Five loans from Vienna are among the most stunning pictures in the show. Schiele’s drawings of the mime artist Erwin Dominik Osen are a world away from the smooth, classical nude. Osen adopts theatrical poses, using his emaciated body as an artist would a pencil. The model is very much a collaborator in these drawings, and his real, earthly presence – though highly stylised – is made undeniable by the inclusion of pubic hair and bony elbows.

The urge is palpable among artists throughout the show to peel back the polite, socialised mask of clothes in an effort to uncover the real human being underneath. For Lucian Freud (Sigmund’s grandson), friends and lovers are stripped of airs and attributes, a complex bundle of flesh suspended in a state of simply being. For Nan Goldin, the sex and drugs of the New York underworld reveal people in their rawest states.

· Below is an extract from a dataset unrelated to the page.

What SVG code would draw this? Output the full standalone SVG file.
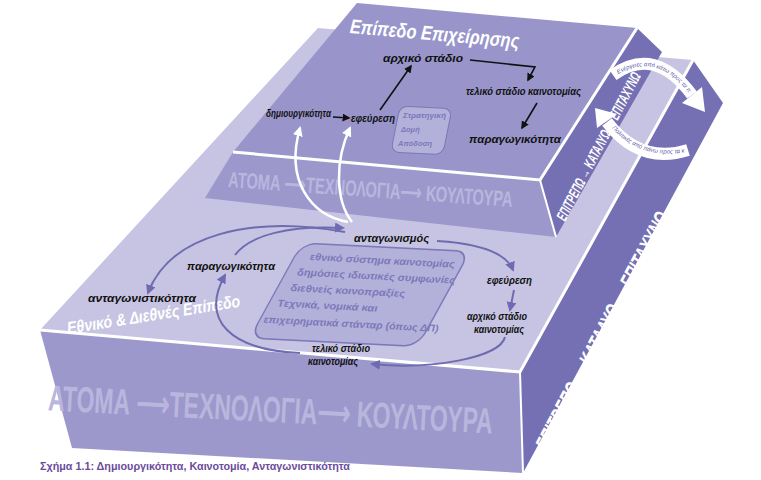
<svg xmlns="http://www.w3.org/2000/svg" width="761" height="480" viewBox="0 0 761 480">
<defs>
<style>
.lb{font-family:"Liberation Sans",Arial,sans-serif;font-weight:bold;font-style:italic;fill:#111}
.lp{font-family:"Liberation Sans",Arial,sans-serif;font-weight:bold;font-style:italic;fill:#7c78b9}
.wt{font-family:"Liberation Sans",Arial,sans-serif;font-weight:bold;font-style:italic;fill:#fff}
.bnd{font-family:"Liberation Sans",Arial,sans-serif;font-weight:bold;fill:#b9b6de}
.pa{fill:none;stroke:#6f6bb0;stroke-width:2;marker-end:url(#hp)}
.ba{fill:none;stroke:#111;stroke-width:1.6;marker-end:url(#hb)}
.wa{fill:none;stroke:#fff;stroke-width:2.5;marker-end:url(#hw)}
.lp2{font-family:"Liberation Sans",Arial,sans-serif;font-style:italic;font-size:6px;fill:#5e5aa8}
</style>
<marker id="hp" viewBox="0 0 10 10" refX="8" refY="5" markerWidth="5" markerHeight="5" orient="auto"><path d="M0,0L10,5L0,10z" fill="#6f6bb0"/></marker>
<marker id="hb" viewBox="0 0 10 10" refX="8" refY="5" markerWidth="5" markerHeight="5" orient="auto"><path d="M0,0L10,5L0,10z" fill="#111"/></marker>
<marker id="hw" viewBox="0 0 10 10" refX="8" refY="5" markerWidth="4" markerHeight="4" orient="auto"><path d="M0,0L10,5L0,10z" fill="#fff"/></marker>
<path id="c1" d="M618,74 Q656,52 688,92"/>
<path id="c2" d="M612,128 Q640,160 686,152"/>
</defs>

<g id="lower-slab">
<polygon points="318,28 693,60 520,372 40,330" fill="#c6c4e2"/>
<polygon points="40,330 520,372 523,473 72,448" fill="#9c98cc"/>
<polygon points="693,60 723,103 523,473 520,372" fill="#7570b3"/>
<polyline points="40,330 520,372 693,60" fill="none" stroke="#fff" stroke-width="3"/>
<line x1="520" y1="372" x2="523" y2="473" stroke="#fff" stroke-width="2"/>
<text class="bnd" font-size="36" x="48" y="422" textLength="445" lengthAdjust="spacingAndGlyphs" transform="rotate(3 270 410)">ΑΤΟΜΑ ⟶ΤΕΧΝΟΛΟΓΙΑ⟶ ΚΟΥΛΤΟΥΡΑ</text>
<text class="wt" font-size="22" x="0" y="0" textLength="265" lengthAdjust="spacingAndGlyphs" transform="translate(548,452) rotate(-62.5)">ΕΠΙΤΡΕΠΩ → ΚΑΤΑΛΥΩ → ΕΠΙΤΑΧΥΝΩ</text>
<text class="wt" font-size="17" x="0" y="0" textLength="175" lengthAdjust="spacingAndGlyphs" transform="translate(68,334) rotate(-9)">Εθνικό &amp; Διεθνές Επίπεδο</text>
</g>

<g id="upper-block">
<polygon points="357,3 637,28 540,180 233,152" fill="#9995ca"/>
<polygon points="233,152 540,180 556,237 205,198" fill="#9c98cc"/>
<polygon points="637,28 662,52 556,237 540,180" fill="#7570b3"/>
<polyline points="233,152 540,180 637,28" fill="none" stroke="#fff" stroke-width="3"/>
<line x1="540" y1="180" x2="556" y2="237" stroke="#fff" stroke-width="2"/>
<text class="bnd" font-size="22" x="228" y="197" textLength="285" lengthAdjust="spacingAndGlyphs" transform="rotate(4 370 190)">ΑΤΟΜΑ ⟶ΤΕΧΝΟΛΟΓΙΑ⟶ ΚΟΥΛΤΟΥΡΑ</text>
<text class="wt" font-size="15" x="0" y="0" textLength="165" lengthAdjust="spacingAndGlyphs" transform="translate(565,222) rotate(-62.5)">ΕΠΙΤΡΕΠΩ → ΚΑΤΑΛΥΩ → ΕΠΙΤΑΧΥΝΩ</text>
<text class="wt" font-size="20" x="350" y="40" textLength="170" lengthAdjust="spacingAndGlyphs" transform="rotate(5 430 30)">Επίπεδο Επιχείρησης</text>
</g>

<g id="strategy-box">
<rect x="0" y="0" width="52" height="46" rx="8" fill="#b3b0da" stroke="#7c78b9" stroke-width="1" transform="matrix(1,0.05,-0.2,1,400,106)"/>
<text class="lp" font-size="7.5" x="403" y="118" textLength="43" lengthAdjust="spacingAndGlyphs">Στρατηγική</text>
<text class="lp" font-size="7.5" x="401" y="132">Δομή</text>
<text class="lp" font-size="7.5" x="398" y="146">Απόδοση</text>
</g>

<g id="national-box">
<rect x="0" y="0" width="168" height="95" rx="14" fill="#b3b0da" stroke="#7c78b9" stroke-width="1.5" transform="matrix(1,0.05,-0.55,1,302,243)"/>
<g transform="rotate(3 365 296)">
<text class="lp" font-size="10" x="308" y="263" textLength="145" lengthAdjust="spacingAndGlyphs">εθνικό σύστημα καινοτομίας</text>
<text class="lp" font-size="10" x="296" y="279" textLength="158" lengthAdjust="spacingAndGlyphs">δημόσιες ιδιωτικές συμφωνίες</text>
<text class="lp" font-size="10" x="290" y="295" textLength="115" lengthAdjust="spacingAndGlyphs">διεθνείς κοινοπραξίες</text>
<text class="lp" font-size="10" x="278" y="311" textLength="100" lengthAdjust="spacingAndGlyphs">Τεχνικά, νομικά και</text>
<text class="lp" font-size="10" x="265" y="328" textLength="175" lengthAdjust="spacingAndGlyphs">επιχειρηματικά στάνταρ (όπως ΔΠ)</text>
</g>
</g>

<g id="connectors">
<line class="ba" x1="333" y1="117" x2="349" y2="118"/>
<line class="ba" x1="380" y1="110" x2="411" y2="66"/>
<polyline class="ba" points="470,60 535,67 528,80"/>
<line class="ba" x1="537" y1="103" x2="522" y2="128"/>
<path class="wa" d="M348,222 C310,215 285,180 300,128"/>
<path class="wa" d="M352,222 C335,200 335,160 350,128"/>
<path class="pa" d="M345,232 C250,215 170,235 148,293"/>
<path class="pa" d="M235,255 C250,235 290,225 343,228"/>
<path class="pa" d="M437,241 C470,243 505,250 513,270"/>
<line class="pa" x1="514" y1="290" x2="510" y2="310"/>
<path class="pa" d="M505,337 C500,358 430,370 372,364"/>
<path class="pa" d="M300,353 C230,350 200,320 225,275"/>
</g>

<g id="loops">
<path d="M613,75 Q655,45 692,95" fill="none" stroke="#fff" stroke-width="12"/>
<polygon points="702,87 682,103 705,112" fill="#fff"/>
<path d="M688,150 Q640,165 607,122" fill="none" stroke="#fff" stroke-width="12"/>
<polygon points="617,114 597,128 595,108" fill="#fff"/>
<text class="lp2"><textPath href="#c1">Ενέργειες από κάτω προς τα πάνω</textPath></text>
<text class="lp2"><textPath href="#c2">Πολιτικές από πάνω προς τα κάτω</textPath></text>
</g>

<g id="top-labels">
<text class="lb" font-size="11" x="383" y="62" textLength="80" lengthAdjust="spacingAndGlyphs">αρχικό στάδιο</text>
<text class="lb" font-size="11" x="466" y="95" textLength="115" lengthAdjust="spacingAndGlyphs">τελικό στάδιο καινοτομίας</text>
<text class="lb" font-size="10" x="266" y="117" textLength="65" lengthAdjust="spacingAndGlyphs">δημιουργικότητα</text>
<text class="lb" font-size="11" x="351" y="122" textLength="44" lengthAdjust="spacingAndGlyphs">εφεύρεση</text>
<text class="lb" font-size="11" x="469" y="143" textLength="92" lengthAdjust="spacingAndGlyphs">παραγωγικότητα</text>
</g>

<g id="lower-labels">
<text class="lb" font-size="11" x="354" y="242" textLength="75" lengthAdjust="spacingAndGlyphs">ανταγωνισμός</text>
<text class="lb" font-size="11" x="187" y="270" textLength="88" lengthAdjust="spacingAndGlyphs">παραγωγικότητα</text>
<text class="lb" font-size="11" x="88" y="302" textLength="108" lengthAdjust="spacingAndGlyphs">ανταγωνιστικότητα</text>
<text class="lb" font-size="11" x="487" y="284" textLength="45" lengthAdjust="spacingAndGlyphs">εφεύρεση</text>
<text class="lb" font-size="10" x="467" y="320" textLength="60" lengthAdjust="spacingAndGlyphs">αρχικό στάδιο</text>
<text class="lb" font-size="10" x="474" y="333" textLength="50" lengthAdjust="spacingAndGlyphs">καινοτομίας</text>
<text class="lb" font-size="10" x="312" y="352" textLength="58" lengthAdjust="spacingAndGlyphs">τελικό στάδιο</text>
<text class="lb" font-size="10" x="308" y="365" textLength="50" lengthAdjust="spacingAndGlyphs">καινοτομίας</text>
</g>

<text font-family="Liberation Sans,Arial,sans-serif" font-size="10" font-weight="bold" fill="#6b4b9c" x="40" y="470" textLength="310" lengthAdjust="spacingAndGlyphs">Σχήμα 1.1: Δημιουργικότητα, Καινοτομία, Ανταγωνιστικότητα</text>
</svg>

Through the sexual liberation of the 1960s, to the feminism of the 1970s and the cult of celebrity to follow, the naked portrait performs many functions. In Richard Avedon’s portraits of beat poets and Warhol’s factory, nakedness becomes a bold badge of bohemian pride. In the hands of Melanie Manchot and Jenny Saville, it becomes a way to reclaim the female body – in all its shapes and sizes – from the narrow scope of the male gaze.

This cornucopia of naked portraits is thoughtfully selected, and sensitively arranged to keep us in a constant state of dialogue. Is this a nude, or a naked portrait? Is this naked person truly exposed, or still hiding behind a mask? You could go around in circles all day and still be ready for more. In the end, if the truth be known, there’s nothing we human beings find more fascinating than a good bit of navel-gazing.